The Part.
Notes on People’s Politics in Jacques Rancière
This paper suggests a philosophical re-reading of popular
communication and the role of People in western democratic systems.
Rancière’s anti-elitist notion of democracy helps to reframe the
discussion of the People as a key-concept of our political systems: it
is not defined by an en-or decoding instance or a notion of identity,
but by a particular mode of conflict-making, as an action of «a part
that has no part». Drawing from heterogeneous material (especially, La
Mésentente and other political works), it is argued that the problem of
the People arises when a functional system has to represent something
that transgresses the system’s universality as an equality instance against
ordinary decision-making.
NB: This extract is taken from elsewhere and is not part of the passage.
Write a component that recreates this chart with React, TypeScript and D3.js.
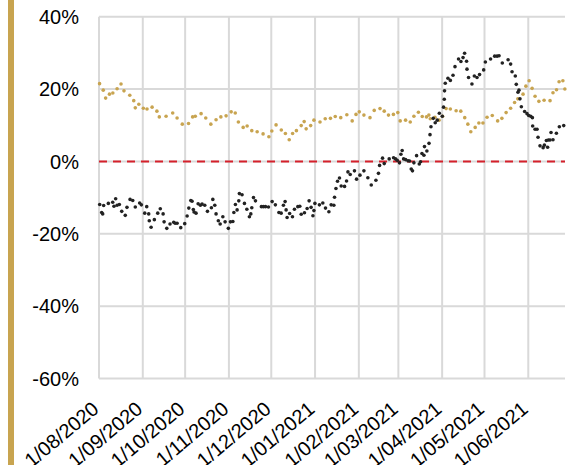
import React from "react";
import * as d3 from "d3";

const blackDays = [
  0.5,1.9,2.6,3.3,6.6,9.7,10.6,11.8,12.8,14.4,
  16.1,18.6,19.8,22.0,23.9,25.7,28.8,30.0,32.4,33.8,
  35.2,35.6,36.9,39.2,41.6,43.4,45.4,46.1,48.0,50.3,
  52.9,53.9,55.3,57.9,60.7,62.4,63.6,65.0,65.9,66.8,
  67.3,68.7,70.2,71.8,73.0,74.9,76.8,79.6,80.6,82.0,
  82.9,84.5,85.8,87.7,89.3,91.6,93.1,94.8,95.5,96.6,
  97.8,99.0,99.4,101.3,103.0,104.7,106.5,107.5,108.2,109.4,
  110.8,115.0,116.4,117.9,120.0,122.6,124.9,127.4,129.0,130.6,
  131.8,132.5,133.2,135.0,137.0,138.4,140.8,142.2,143.2,145.5,
  147.4,148.8,150.2,151.5,152.2,152.9,156.1,158.5,160.4,162.8,
  164.4,166.3,166.8,167.8,168.9,170.3,171.5,173.9,175.3,176.3,
  177.9,180.9,182.4,184.8,187.6,190.4,192.8,196.1,197.9,198.7,
  200.8,202.0,205.5,208.6,210.0,211.2,212.8,213.8,214.7,215.7,
  217.1,218.8,219.9,221.1,222.0,223.0,224.9,226.8,227.7,228.7,
  230.1,230.5,232.2,233.7,234.4,235.1,236.7,238.1,239.5,241.0,
  243.1,244.0,244.5,244.7,245.2,247.1,248.8,250.7,252.1,254.6,
  256.3,257.8,258.9,260.3,260.6,261.7,264.1,265.8,267.7,269.5,
  272.4,273.6,277.3,280.2,281.9,283.3,285.6,289.7,291.5,292.5,
  294.8,295.5,296.7,297.4,298.1,299.1,301.4,303.1,304.3,305.7,
  306.9,307.1,308.8,310.2,310.9,312.3,314.5,315.4,316.8,317.7,
  318.2,319.4,320.1,321.5,323.9,326.0,329.1,
];
const blackValues = [
  -11.9,-14.1,-14.5,-12.2,-11.6,-11.3,-12.4,-10.3,-12.1,-11.9,
  -13.8,-14.9,-12.7,-10.5,-10.8,-12.6,-11.5,-12.0,-14.3,-12.5,
  -14.5,-16.4,-18.2,-16.1,-14.3,-13.1,-14.5,-16.7,-18.5,-17.3,
  -16.8,-17.1,-17.1,-18.3,-17.2,-15.1,-12.9,-10.8,-11.0,-13.3,
  -14.0,-14.3,-11.7,-12.1,-11.8,-12.1,-13.8,-12.8,-10.5,-12.1,
  -14.5,-16.4,-17.3,-15.3,-16.7,-18.5,-16.7,-16.6,-14.1,-11.9,
  -13.4,-10.9,-8.9,-9.2,-11.6,-13.2,-15.3,-14.5,-12.8,-10.0,
  -10.9,-12.5,-12.5,-12.5,-12.6,-11.1,-12.0,-14.1,-14.3,-12.1,
  -11.1,-13.4,-15.5,-14.4,-15.3,-13.2,-12.5,-12.4,-14.6,-14.2,
  -13.0,-10.9,-12.7,-15.0,-13.6,-11.6,-12.0,-11.5,-12.9,-13.9,
  -12.0,-12.1,-9.9,-7.5,-5.5,-4.6,-6.8,-6.9,-5.4,-2.9,
  -3.6,-2.6,-4.9,-3.8,-2.6,-4.5,-6.5,-5.2,-3.3,-1.1,
  0.9,-0.6,0.7,1.0,0.7,0.3,-0.4,2.0,3.0,0.7,
  0.5,0.2,0.1,-2.1,-2.6,-0.4,1.6,-0.7,-0.1,2.2,
  1.7,4.1,2.9,5.0,7.4,9.6,11.9,10.7,11.4,13.3,
  12.5,15.0,17.2,19.5,21.6,23.0,22.4,23.8,26.2,28.3,
  27.6,28.7,29.9,27.7,25.5,23.2,21.4,23.6,23.2,24.0,
  25.3,27.5,28.3,29.1,29.1,29.2,27.2,28.1,26.9,24.8,
  23.6,21.3,19.1,19.7,17.3,15.1,13.8,13.2,12.7,12.5,
  12.1,9.8,8.9,8.9,6.7,4.3,3.8,4.5,5.8,3.9,
  5.9,5.9,8.0,6.0,7.8,9.6,9.9,
];

const goldDays = [
  0.4,3.0,4.7,7.4,9.8,12.8,15.6,17.7,21.8,24.6,
  25.7,28.2,31.4,34.0,37.6,41.0,42.7,47.5,52.2,55.3,
  59.0,63.4,66.3,68.2,72.3,75.6,79.2,82.9,86.3,90.0,
  93.6,96.5,98.7,102.1,104.9,108.2,112.0,116.2,120.3,122.4,
  125.4,129.1,132.0,134.7,137.1,139.8,143.2,145.3,146.7,149.9,
  152.2,156.5,160.2,163.9,167.3,171.2,175.5,179.3,182.0,184.3,
  187.6,191.9,194.9,199.0,202.0,205.0,208.5,211.6,213.3,217.1,
  220.4,223.0,226.2,228.9,231.9,233.6,234.6,237.9,240.8,243.3,
  245.8,248.8,252.9,256.2,259.0,261.2,263.3,266.4,269.0,271.9,
  274.8,278.5,282.3,285.3,288.3,291.5,294.3,296.6,300.3,302.3,
  304.6,306.7,308.8,311.5,315.2,319.4,321.5,324.0,325.8,328.5,
  329.9,
];
const goldValues = [
  21.5,19.7,17.5,18.6,18.9,20.1,21.4,19.5,18.3,16.8,
  14.8,15.8,14.7,14.5,15.0,13.9,12.3,12.5,13.4,12.0,
  10.3,10.5,12.3,12.5,13.2,12.0,10.3,11.5,12.3,12.6,
  13.7,13.4,10.9,9.4,9.8,8.5,8.2,7.6,6.8,8.4,
  10.1,8.7,7.7,6.0,7.7,8.5,9.9,11.0,9.0,9.9,
  11.4,10.9,11.8,11.9,12.4,12.1,12.9,11.2,13.0,13.7,
  12.8,12.1,14.1,14.6,13.9,12.8,13.0,13.5,11.2,11.4,
  10.9,12.5,13.6,12.4,12.3,12.8,11.8,12.2,11.4,12.5,
  14.6,14.5,14.0,13.9,12.1,10.3,8.2,9.4,10.6,10.6,
  12.2,12.7,11.2,11.9,13.5,14.7,16.3,17.3,18.6,20.8,
  22.3,20.2,18.0,16.6,16.9,16.8,19.0,19.8,22.0,22.3,
  20.0,
];

const yTicks = [40, 20, 0, -20, -40, -60];
const startDate = new Date(Date.UTC(2020, 7, 1));
const endDate = new Date(Date.UTC(2021, 5, 27));
const DAY = 86400000;

const W = 567;
const H = 465;
const GOLD = "#c8a450";
const BLACK = "#222222";
const GRID = "#d9d9d9";
const RED = "#d5202b";
const FONT = "'Liberation Sans', Arial, sans-serif";

export default function App() {
  const x = d3.scaleUtc().domain([startDate, endDate]).range([99, 565]);
  const y = d3.scaleLinear().domain([-60, 40]).range([378.5, 16.7]);
  const months = d3.utcMonth.range(startDate, endDate);
  const fmt = d3.utcFormat("%-d/%m/%Y");
  const toDate = (d: number) => new Date(startDate.getTime() + d * DAY);

  const black = blackDays.slice(0, Math.min(blackDays.length, blackValues.length)).map((d, i) => ({ t: toDate(d), v: blackValues[i] }));
  const gold = goldDays.slice(0, Math.min(goldDays.length, goldValues.length)).map((d, i) => ({ t: toDate(d), v: goldValues[i] }));

  const [x0, x1] = x.range();
  const yTop = y(40);
  const yBot = y(-60);

  return (
    <svg width={W} height={H} style={{ position: "absolute", left: 0, top: 0, background: "#fff" }} fontFamily={FONT}>
      <rect x={0} y={0} width={W} height={H} fill="#fff" />
      <rect x={8} y={0} width={6} height={H} fill={GOLD} />
      {yTicks.map((t) => (
        <line key={"h" + t} x1={x0} x2={x1} y1={y(t)} y2={y(t)} stroke={GRID} strokeWidth={2} />
      ))}
      {months.map((m) => (
        <line key={"v" + m.getTime()} x1={x(m)} x2={x(m)} y1={yTop} y2={yBot} stroke={GRID} strokeWidth={2} />
      ))}
      <line x1={x0} x2={x1} y1={y(0)} y2={y(0)} stroke={RED} strokeWidth={2} strokeDasharray="8,6" />
      {gold.map((p, i) => (
        <circle key={"g" + i} cx={x(p.t)} cy={y(p.v)} r={1.8} fill={GOLD} />
      ))}
      {black.map((p, i) => (
        <circle key={"b" + i} cx={x(p.t)} cy={y(p.v)} r={1.8} fill={BLACK} />
      ))}
      {yTicks.map((t) => (
        <text key={"yl" + t} x={79} y={y(t)} dy="0.36em" textAnchor="end" fontSize={20} fill="#000">
          {t + "%"}
        </text>
      ))}
      {months.map((m) => (
        <text
          key={"xl" + m.getTime()}
          transform={`translate(${x(m) + 1},${411}) rotate(-40)`}
          textAnchor="end"
          fontSize={20}
          fill="#000"
        >
          {fmt(m)}
        </text>
      ))}
    </svg>
  );
}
That which the system has to exclude to
become a political system re-emerges as a ‘part that has no part’, thus
pointing at a universality that is, on the one hand, an opportunity
for a further universalization and, on the other, a threat to the very
universality of the political system. The ‘People’ thus acquires a hybrid
position by articulating these two dimensions: Rancière has explored
the consequences of the equality’s presumption — that everyone is
immediately and equally capable of thought. Against those who argue
that only the appropriately educated or privileged are authorized
to think and speak, Rancière’s most fundamental assumption is that
everyone thinks. Everyone shares equal powers of speech and thought,
and this «equality is not a goal to be attained but a point of departure, a
supposition to be maintained in all circumstances».